Output the material exactly, but drop every image it holds.

*****

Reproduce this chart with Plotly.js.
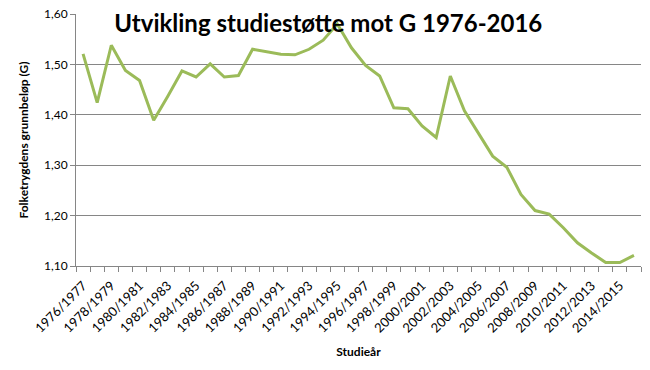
<!DOCTYPE html>
<html>
<head>
<meta charset="utf-8">
<script src="https://cdn.plot.ly/plotly-3.0.1.min.js"></script>
<style>html,body{margin:0;padding:0;background:#fff;}#chart{width:650px;height:370px;}</style>
</head>
<body>
<div id="chart"></div>
<script>
const categories = [
  "1976/1977","1977/1978","1978/1979","1979/1980","1980/1981","1981/1982","1982/1983","1983/1984",
  "1984/1985","1985/1986","1986/1987","1987/1988","1988/1989","1989/1990","1990/1991","1991/1992",
  "1992/1993","1993/1994","1994/1995","1995/1996","1996/1997","1997/1998","1998/1999","1999/2000",
  "2000/2001","2001/2002","2002/2003","2003/2004","2004/2005","2005/2006","2006/2007","2007/2008",
  "2008/2009","2009/2010","2010/2011","2011/2012","2012/2013","2013/2014","2014/2015","2015/2016"
];
const values = [
  1.521,1.424,1.538,1.488,1.468,1.389,1.437,1.487,
  1.475,1.501,1.475,1.478,1.530,1.525,1.520,1.519,
  1.530,1.548,1.580,1.533,1.498,1.477,1.414,1.412,
  1.378,1.355,1.477,1.408,1.362,1.318,1.296,1.242,
  1.210,1.203,1.176,1.146,1.126,1.107,1.107,1.121
];
const yTicks = [1.10,1.20,1.30,1.40,1.50,1.60];
const titleText = "Utvikling studiestøtte mot G 1976-2016";
const xTitle = "Studieår";
const yTitle = "Folketrygdens grunnbeløp (G)";

const xIdx = categories.map((c,i)=>i);
const labelIdx = xIdx.filter(i=>i%2===0);
const labelText = labelIdx.map(i=>categories[i]);

const font = "Lato, 'Open Sans', sans-serif";
const grid = "#868686";

Plotly.newPlot("chart", [{
  x: xIdx, y: values, type: "scatter", mode: "lines",
  line: {color: "#9BBB59", width: 3},
  hoverinfo: "skip"
}], {
  width: 650, height: 370,
  margin: {l: 76, r: 9, t: 14, b: 104},
  paper_bgcolor: "#fff", plot_bgcolor: "#fff",
  showlegend: false,
  font: {family: font, size: 12, color: "#000"},
  title: {text: "<b>" + titleText + "</b>", font: {family: font, size: 24, color: "#000"},
          x: 0.505, xanchor: "center", y: 0.935, yanchor: "middle", xref: "container", yref: "container"},
  xaxis: {
    range: [-0.5, 39.5], tickmode: "array", tickvals: labelIdx, ticktext: labelText,
    tickangle: -45, ticks: "", showgrid: false, zeroline: false,
    showline: true, linecolor: grid, linewidth: 1,
    tickfont: {family: font, size: 13, color: "#000"},
    ticklabelstandoff: 6,
    minor: {ticks: "outside", tick0: -0.5, dtick: 1, ticklen: 5, tickcolor: grid, showgrid: false},
    title: {text: "<b>" + xTitle + "</b>", font: {family: font, size: 12}, standoff: 12}
  },
  yaxis: {
    range: [1.10, 1.60], tickmode: "array", tickvals: yTicks, tickformat: ".2f",
    ticks: "outside", ticklen: 5, tickcolor: grid,
    showline: true, linecolor: grid, linewidth: 1,
    showgrid: true, gridcolor: grid, gridwidth: 1, zeroline: false,
    tickfont: {family: font, size: 12, color: "#000"},
    title: {text: "<b>" + yTitle + "</b>", font: {family: font, size: 12}, standoff: 12}
  },
  separators: ", "
}, {staticPlot: true, displayModeBar: false});
</script>
</body>
</html>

*****

### SOLUTION FOR THIS TASK
Reproduce this chart with Plotly.js.
<!DOCTYPE html>
<html>
<head>
<meta charset="utf-8">
<script src="https://cdn.plot.ly/plotly-3.0.1.min.js"></script>
<style>html,body{margin:0;padding:0;background:#fff;}#chart{width:650px;height:370px;}</style>
</head>
<body>
<div id="chart"></div>
<script>
const categories = [
  "1976/1977","1977/1978","1978/1979","1979/1980","1980/1981","1981/1982","1982/1983","1983/1984",
  "1984/1985","1985/1986","1986/1987","1987/1988","1988/1989","1989/1990","1990/1991","1991/1992",
  "1992/1993","1993/1994","1994/1995","1995/1996","1996/1997","1997/1998","1998/1999","1999/2000",
  "2000/2001","2001/2002","2002/2003","2003/2004","2004/2005","2005/2006","2006/2007","2007/2008",
  "2008/2009","2009/2010","2010/2011","2011/2012","2012/2013","2013/2014","2014/2015","2015/2016"
];
const values = [
  1.521,1.424,1.538,1.488,1.468,1.389,1.437,1.487,
  1.475,1.501,1.475,1.478,1.530,1.525,1.520,1.519,
  1.530,1.548,1.580,1.533,1.498,1.477,1.414,1.412,
  1.378,1.355,1.477,1.408,1.362,1.318,1.296,1.242,
  1.210,1.203,1.176,1.146,1.126,1.107,1.107,1.121
];
const yTicks = [1.10,1.20,1.30,1.40,1.50,1.60];
const titleText = "Utvikling studiestøtte mot G 1976-2016";
const xTitle = "Studieår";
const yTitle = "Folketrygdens grunnbeløp (G)";

const xIdx = categories.map((c,i)=>i);
const labelIdx = xIdx.filter(i=>i%2===0);
const labelText = labelIdx.map(i=>categories[i]);

const font = "Lato, 'Open Sans', sans-serif";
const grid = "#868686";

Plotly.newPlot("chart", [{
  x: xIdx, y: values, type: "scatter", mode: "lines",
  line: {color: "#9BBB59", width: 3},
  hoverinfo: "skip"
}], {
  width: 650, height: 370,
  margin: {l: 76, r: 9, t: 14, b: 104},
  paper_bgcolor: "#fff", plot_bgcolor: "#fff",
  showlegend: false,
  font: {family: font, size: 12, color: "#000"},
  title: {text: "<b>" + titleText + "</b>", font: {family: font, size: 24, color: "#000"},
          x: 0.505, xanchor: "center", y: 0.935, yanchor: "middle", xref: "container", yref: "container"},
  xaxis: {
    range: [-0.5, 39.5], tickmode: "array", tickvals: labelIdx, ticktext: labelText,
    tickangle: -45, ticks: "", showgrid: false, zeroline: false,
    showline: true, linecolor: grid, linewidth: 1,
    tickfont: {family: font, size: 13, color: "#000"},
    ticklabelstandoff: 6,
    minor: {ticks: "outside", tick0: -0.5, dtick: 1, ticklen: 5, tickcolor: grid, showgrid: false},
    title: {text: "<b>" + xTitle + "</b>", font: {family: font, size: 12}, standoff: 12}
  },
  yaxis: {
    range: [1.10, 1.60], tickmode: "array", tickvals: yTicks, tickformat: ".2f",
    ticks: "outside", ticklen: 5, tickcolor: grid,
    showline: true, linecolor: grid, linewidth: 1,
    showgrid: true, gridcolor: grid, gridwidth: 1, zeroline: false,
    tickfont: {family: font, size: 12, color: "#000"},
    title: {text: "<b>" + yTitle + "</b>", font: {family: font, size: 12}, standoff: 12}
  },
  separators: ", "
}, {staticPlot: true, displayModeBar: false});
</script>
</body>
</html>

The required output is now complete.